Foto: picture-alliance/dpa
O receio de votar num dos bastiões da RENAMO
Um eleitor vota na Gorongosa, um dos focos de tensão da crise político-militar moçambicana. À tarde, homens armados, alegadamente da RENAMO, atacaram a vila de Gorongosa, em Sofala, centro de Moçambique, "sem criar distúrbios" aos eleitores, de acordo com uma fonte do governo. O receio de ir votar é significativo, nesta região que tem sido palco de confrontos entre FRELIMO e RENAMO.
Foto: Reuters
Fraca participação em Metangula
Secretária de uma mesa de voto em Metangula, na província do Niassa no norte de Moçambique, espera por eleitores à entrada da assembleia de voto.
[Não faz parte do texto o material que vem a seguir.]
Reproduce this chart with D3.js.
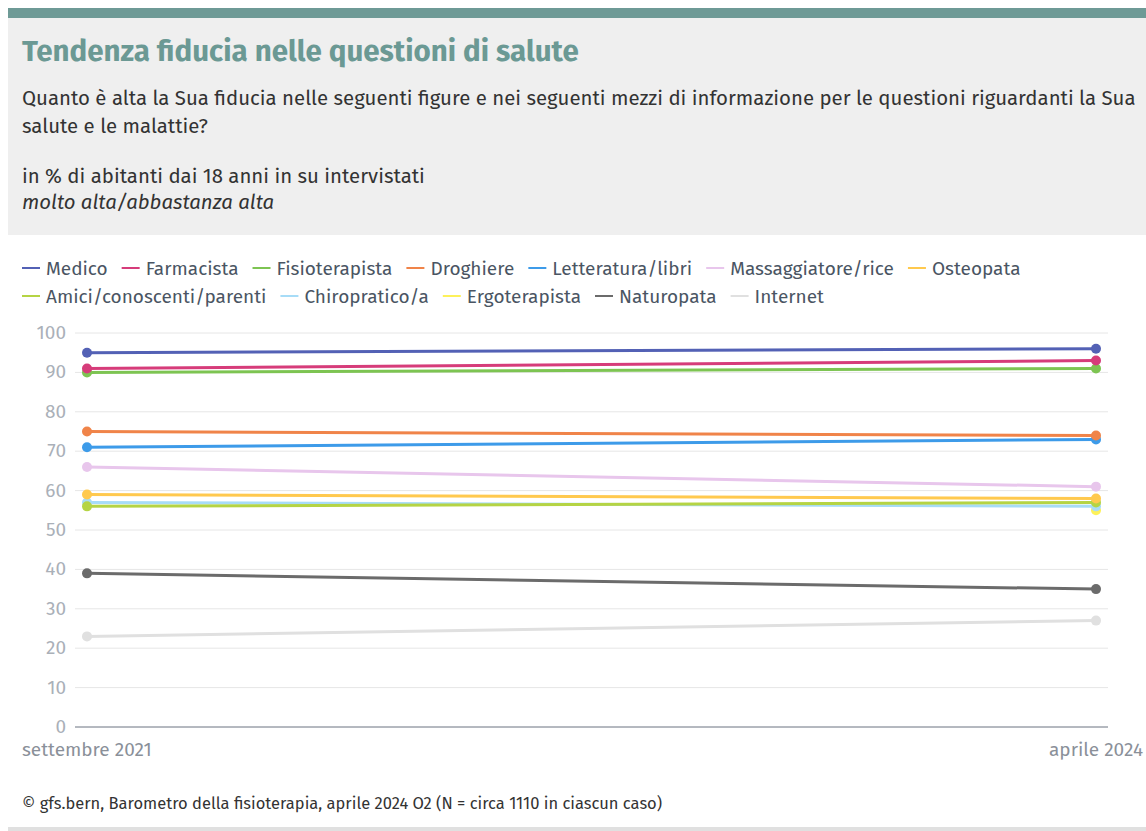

Nesta região a afluência às urnas era baixa depois do pico das primeiras horas da manhã. A maior parte das assembleias de voto estão vazias, chegando a registar-se períodos de 10 a 15 minutos sem que um eleitor apareça.
Foto: DW/E. Saul
Ambiente de calma um pouco por todo o país
Um eleitor posa para a fotografia numa assembleia de voto da capital moçambicana. O ambiente de tranquilidade contrasta com o atual clima de tensão político-militar que se vive em Moçambique. Estas são as quartas eleições do género na história do país, ensombradas pelo boicote da RENAMO, o principal partido da oposição em Moçambique.